What drew me to the Roman Catholic Church was her actual, historical authority, not her claims to infallible authority. My choice was a fallible one, it is true; I made it on faith; but I based my decision on the overwhelming weight of historical evidence. I accept Rome’s claims of infallible authority — I put my faith in the Church — not blindly or idealistically, but because all the evidence supports them.

The Church of Rome has a legitimate, historical, documentable claim to her origins and authority. Rather foolishly and provocatively, White claims that “the modern Roman Church is not the historical Roman Church.” Because she has changed and evolved over the centuries, and no longer resembles exactly the Church of the third, eighth, or eleventh centuries — because the early bishops of Rome would no longer recognize her as the Church they founded — she is not the same Church, says White. But by the same token, the Founding Fathers of the United States would no longer recognize the nation they founded. The modern Catholic Church is no less the Church that St. Peter founded than the modern United States is the nation that George Washington founded.

The Great Scandal

White also charges that believers choose to put their faith in the Catholic Church, or similarly the Orthodox Church — they choose to accept the claims of an infallible Church authority — because they fear taking “personal responsibility” for their faith and want a “higher authority” to do the work of interpreting Scripture for them, to make the hard decisions for them, to dictate their faith to them. Believers follow an authoritative Church because they desire the “infallible fuzzies,” “that comforting feeling of being ‘in’ with the ancient, unchanging, all-powerful, and infallible church.”
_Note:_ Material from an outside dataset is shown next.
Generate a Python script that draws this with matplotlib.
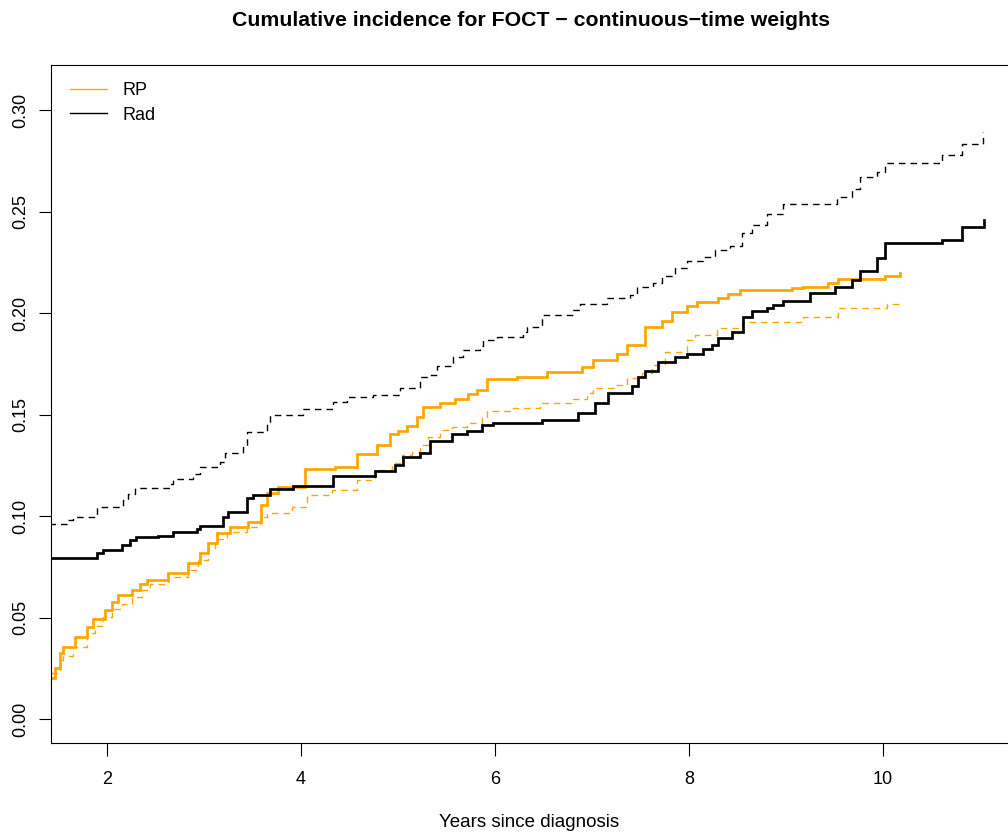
import matplotlib
matplotlib.use("Agg")
import matplotlib.pyplot as plt
from matplotlib.lines import Line2D

# ---- data ----
rp_time = [1.42, 1.464, 1.515, 1.55, 1.67, 1.79, 1.859, 1.979, 2.048, 2.117, 2.254, 2.34, 2.409,
           2.632, 2.838, 2.959, 3.044, 3.131, 3.268, 3.457, 3.584, 3.646, 3.766, 4.041, 4.351,
           4.574, 4.78, 4.918, 5.00, 5.09, 5.193, 5.261, 5.433, 5.588, 5.725, 5.811, 5.914,
           6.224, 6.533, 6.894, 7.013, 7.254, 7.358, 7.546, 7.718, 7.821, 7.976, 8.079, 8.302,
           8.405, 8.526, 9.059, 9.179, 9.436, 9.539, 10.021, 10.175]
rp_cif = [0.020, 0.025, 0.0324, 0.0356, 0.0405, 0.0455, 0.0491, 0.0537, 0.0578, 0.0611, 0.0635,
          0.0665, 0.0685, 0.0721, 0.0767, 0.0816, 0.0865, 0.0915, 0.0947, 0.0972, 0.1054,
          0.1112, 0.1144, 0.1230, 0.1240, 0.1304, 0.1350, 0.1404, 0.1420, 0.1445, 0.1489,
          0.1539, 0.1555, 0.1578, 0.1601, 0.1621, 0.1673, 0.1686, 0.1711, 0.1736, 0.1768,
          0.1800, 0.1842, 0.1930, 0.1960, 0.2006, 0.2034, 0.2056, 0.2072, 0.2094, 0.2113,
          0.2122, 0.2130, 0.2150, 0.2166, 0.2180, 0.2196]

rp_alt_time = [1.42, 1.515, 1.55, 1.653, 1.79, 1.876, 1.962, 2.048, 2.151, 2.254, 2.357, 2.443,
               2.632, 2.838, 2.941, 3.044, 3.113, 3.234, 3.44, 3.577, 3.646, 3.904, 4.059, 4.316,
               4.574, 4.763, 4.935, 5.038, 5.141, 5.227, 5.313, 5.433, 5.553, 5.708, 5.863, 5.914,
               6.189, 6.464, 6.807, 6.945, 7.013, 7.237, 7.358, 7.512, 7.615, 7.753, 7.976, 8.062,
               8.285, 8.543, 9.179, 9.539, 10.038, 10.175]
rp_alt_cif = [0.0225, 0.0290, 0.0310, 0.0356, 0.0422, 0.0458, 0.0504, 0.0540, 0.0567, 0.0602,
              0.0635, 0.0665, 0.0698, 0.0734, 0.0783, 0.0841, 0.0885, 0.0923, 0.0947, 0.0997,
              0.1013, 0.1046, 0.1103, 0.1128, 0.1177, 0.1227, 0.1260, 0.1300, 0.1317, 0.1350,
              0.1391, 0.1424, 0.1440, 0.1457, 0.1486, 0.1519, 0.1530, 0.1558, 0.1575, 0.1607,
              0.1629, 0.1645, 0.1678, 0.1706, 0.1744, 0.1809, 0.1867, 0.1892, 0.1924, 0.1957,
              0.1982, 0.2023, 0.2042, 0.2042]

rad_time = [1.40, 1.894, 1.962, 2.151, 2.237, 2.30, 2.529, 2.684, 2.925, 2.959, 3.199, 3.25,
            3.44, 3.508, 3.68, 3.921, 4.333, 4.763, 4.969, 5.055, 5.227, 5.33, 5.553, 5.708,
            5.863, 5.98, 6.481, 6.859, 7.031, 7.168, 7.409, 7.478, 7.546, 7.684, 7.856, 7.976,
            8.148, 8.234, 8.302, 8.44, 8.56, 8.646, 8.801, 8.869, 8.972, 9.247, 9.505, 9.677,
            9.763, 9.935, 10.021, 10.605, 10.811, 11.041]
rad_cif = [0.0791, 0.0816, 0.0833, 0.0857, 0.0882, 0.0895, 0.0903, 0.0923, 0.0935, 0.0951,
           0.0997, 0.1020, 0.1087, 0.1103, 0.1131, 0.1150, 0.1195, 0.1223, 0.1251, 0.1292,
           0.1312, 0.1371, 0.1404, 0.1420, 0.1448, 0.1457, 0.1473, 0.1509, 0.1558, 0.1604,
           0.1640, 0.1683, 0.1714, 0.1760, 0.1785, 0.1798, 0.1821, 0.1842, 0.1875, 0.1908,
           0.1982, 0.2010, 0.2023, 0.2037, 0.2060, 0.2100, 0.2127, 0.2163, 0.2207, 0.2269,
           0.2343, 0.2360, 0.2422, 0.2458]

rad_alt_time = [1.40, 1.584, 1.653, 1.894, 2.165, 2.22, 2.289, 2.649, 2.684, 2.887, 2.959,
                3.165, 3.216, 3.405, 3.44, 3.646, 3.68, 4.021, 4.33, 4.474, 4.745, 5.021, 5.227,
                5.33, 5.398, 5.57, 5.673, 5.845, 5.88, 6.018, 6.292, 6.33, 6.481, 6.807, 6.876,
                7.15, 7.39, 7.46, 7.632, 7.719, 7.856, 7.976, 8.148, 8.268, 8.423, 8.543, 8.646,
                8.801, 8.972, 9.522, 9.677, 9.763, 9.935, 10.021, 10.605, 10.811, 11.034]
rad_alt_cif = [0.0961, 0.0980, 0.0997, 0.1046, 0.1080, 0.1110, 0.1139, 0.1158, 0.1180, 0.1207,
               0.1243, 0.1268, 0.1310, 0.1341, 0.1415, 0.1465, 0.1498, 0.1525, 0.1563, 0.1585,
               0.1596, 0.1630, 0.1686, 0.1695, 0.1739, 0.1785, 0.1818, 0.1837, 0.1867, 0.1883,
               0.1908, 0.1932, 0.1990, 0.2015, 0.2044, 0.2072, 0.2089, 0.2130, 0.2150, 0.2182,
               0.2220, 0.2256, 0.2277, 0.2310, 0.2330, 0.2392, 0.2433, 0.2490, 0.2537, 0.2573,
               0.2613, 0.2672, 0.2696, 0.2740, 0.2778, 0.2831, 0.2893]

x_ticks = [2, 4, 6, 8, 10]
y_ticks = [0.00, 0.05, 0.10, 0.15, 0.20, 0.25, 0.30]
y_ticklabels = ["0.00", "0.05", "0.10", "0.15", "0.20", "0.25", "0.30"]
legend_labels = ["RP", "Rad"]
title = "Cumulative incidence for FOCT \u2212 continuous\u2212time weights"
xlabel = "Years since diagnosis"

# ---- styling ----
plt.rcParams['font.family'] = ['Liberation Sans', 'DejaVu Sans']
plt.rcParams['lines.scale_dashes'] = False
ORANGE = "#FFA500"

W, H = 1008, 835
fig = plt.figure(figsize=(W / 100, H / 100), dpi=100)
L, R, T, B = 51, 1008, 65, 743
ax = fig.add_axes([L / W, 1 - B / H, (R - L) / W, (B - T) / H])

dash = (0, (4.7, 3.6))
ax.step(rp_time, rp_cif, where='post', color=ORANGE, lw=1.95, solid_joinstyle='miter')
ax.step(rp_alt_time, rp_alt_cif, where='post', color=ORANGE, lw=1.0, linestyle=dash)
ax.step(rad_time, rad_cif, where='post', color='black', lw=1.95, solid_joinstyle='miter')
ax.step(rad_alt_time, rad_alt_cif, where='post', color='black', lw=1.0, linestyle=dash)

ax.set_xlim(1.423, 2 + (R - 107) / 97)
ax.set_ylim(-(B - 719) / 2030, 0.30 + (110 - T) / 2030)

ax.set_xticks(x_ticks)
ax.set_xticklabels([str(t) for t in x_ticks])
ax.set_yticks(y_ticks)
ax.set_yticklabels(y_ticklabels, rotation=90, va='center')

for s in ['left', 'top', 'bottom']:
    ax.spines[s].set_linewidth(0.8)
    ax.spines[s].set_color('black')
ax.spines['right'].set_visible(False)

ax.tick_params(axis='both', length=9, width=0.8, labelsize=13, color='black')
ax.tick_params(axis='x', pad=11)
ax.tick_params(axis='y', pad=7)

ax.set_xlabel(xlabel, fontsize=13.5, labelpad=19)
fig.text((51 + 1012) / 2 / W, 1 - 20 / H, title, ha='center', va='center',
         fontsize=15.3, fontweight='bold')

handles = [Line2D([], [], color=ORANGE, lw=1.0), Line2D([], [], color='black', lw=1.0)]
ax.legend(handles, legend_labels, loc='upper left', frameon=False, fontsize=13,
          handlelength=2.05, handletextpad=0.85, borderaxespad=0.0, borderpad=0.0,
          labelspacing=0.42, bbox_to_anchor=(19 / 957, 1 - 17 / 678))

fig.savefig("out.png", dpi=100)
As I’ve written before, I wasn’t even looking for authority — or at least, I didn’t know that it was what I was missing — when I stumbled upon it and everything fell into place. Giving up personal responsibility was the last thing I was searching for — it was in fact my greatest fear about the Catholic Church. I neither desired nor expected the “infallible fuzzies” — and if I now have them, it’s only because Holy Mother Church is rightly sheltering me.

Rather, I was wandering to get away from the chaos and disorder of Protestantism — from the complete disarray and disagreement among Protestants about scriptural interpretation and doctrine; from the more than 50,000 distinct Protestant denominations and sects; from the intellectual inanity and emotionalism at one end, and the rigid, heartless dogmatism at the other. I blame all of this disorder on the very Reformation and its doctrines — on the Reformers’ severing of Christianity from any form of Authority or Tradition — most of all on sola scriptura.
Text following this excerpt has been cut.